-- begin Data segment --

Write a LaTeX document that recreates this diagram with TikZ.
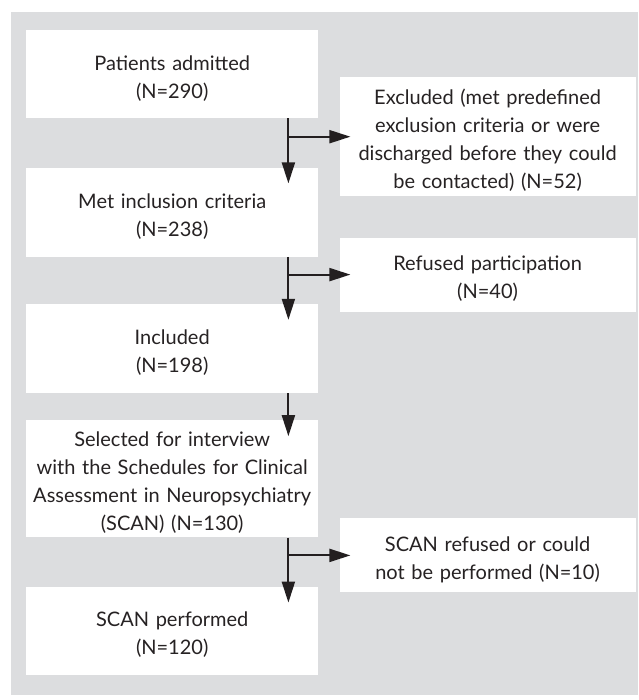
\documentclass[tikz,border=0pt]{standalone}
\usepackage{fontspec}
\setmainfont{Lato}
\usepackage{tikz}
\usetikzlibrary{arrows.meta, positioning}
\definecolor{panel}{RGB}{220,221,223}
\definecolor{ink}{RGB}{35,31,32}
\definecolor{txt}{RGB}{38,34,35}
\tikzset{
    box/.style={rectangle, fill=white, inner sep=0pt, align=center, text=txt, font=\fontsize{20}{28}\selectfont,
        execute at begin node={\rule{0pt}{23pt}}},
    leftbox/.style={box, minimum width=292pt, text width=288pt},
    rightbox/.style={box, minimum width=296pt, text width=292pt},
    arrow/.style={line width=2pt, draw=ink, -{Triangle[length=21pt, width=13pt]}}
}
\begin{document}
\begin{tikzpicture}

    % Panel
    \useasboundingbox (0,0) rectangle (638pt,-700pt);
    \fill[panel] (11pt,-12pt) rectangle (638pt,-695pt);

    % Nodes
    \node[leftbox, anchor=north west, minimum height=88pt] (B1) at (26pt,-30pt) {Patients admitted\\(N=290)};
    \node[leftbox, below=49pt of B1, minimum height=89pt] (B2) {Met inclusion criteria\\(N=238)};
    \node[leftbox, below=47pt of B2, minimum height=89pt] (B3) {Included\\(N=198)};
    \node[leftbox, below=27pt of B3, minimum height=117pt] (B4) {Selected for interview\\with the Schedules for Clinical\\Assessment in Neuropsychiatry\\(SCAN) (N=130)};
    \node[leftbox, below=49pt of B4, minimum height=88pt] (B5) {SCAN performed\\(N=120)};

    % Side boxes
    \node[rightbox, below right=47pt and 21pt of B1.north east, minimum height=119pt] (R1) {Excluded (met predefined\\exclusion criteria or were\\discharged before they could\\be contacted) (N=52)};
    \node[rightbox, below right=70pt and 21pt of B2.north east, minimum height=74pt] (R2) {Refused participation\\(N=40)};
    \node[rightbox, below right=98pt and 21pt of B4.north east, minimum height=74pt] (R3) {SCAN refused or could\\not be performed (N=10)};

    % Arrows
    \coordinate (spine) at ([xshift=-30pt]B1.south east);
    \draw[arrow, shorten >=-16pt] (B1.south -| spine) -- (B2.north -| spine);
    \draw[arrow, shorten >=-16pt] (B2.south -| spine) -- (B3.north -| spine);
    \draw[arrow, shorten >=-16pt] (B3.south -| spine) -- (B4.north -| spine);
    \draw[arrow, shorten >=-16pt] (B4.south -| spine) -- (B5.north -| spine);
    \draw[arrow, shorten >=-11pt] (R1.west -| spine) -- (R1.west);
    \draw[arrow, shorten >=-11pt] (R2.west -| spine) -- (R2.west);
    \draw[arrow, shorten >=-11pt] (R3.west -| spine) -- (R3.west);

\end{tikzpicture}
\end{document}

-- end Data segment --

Leave the pictures out and please restate exactly the lines running from the start of the material through the one with "(11pt,-12pt) rectangle (638pt,-695pt);".

Write a LaTeX document that recreates this diagram with TikZ.
\documentclass[tikz,border=0pt]{standalone}
\usepackage{fontspec}
\setmainfont{Lato}
\usepackage{tikz}
\usetikzlibrary{arrows.meta, positioning}
\definecolor{panel}{RGB}{220,221,223}
\definecolor{ink}{RGB}{35,31,32}
\definecolor{txt}{RGB}{38,34,35}
\tikzset{
    box/.style={rectangle, fill=white, inner sep=0pt, align=center, text=txt, font=\fontsize{20}{28}\selectfont,
        execute at begin node={\rule{0pt}{23pt}}},
    leftbox/.style={box, minimum width=292pt, text width=288pt},
    rightbox/.style={box, minimum width=296pt, text width=292pt},
    arrow/.style={line width=2pt, draw=ink, -{Triangle[length=21pt, width=13pt]}}
}
\begin{document}
\begin{tikzpicture}

    % Panel
    \useasboundingbox (0,0) rectangle (638pt,-700pt);
    \fill[panel] (11pt,-12pt) rectangle (638pt,-695pt);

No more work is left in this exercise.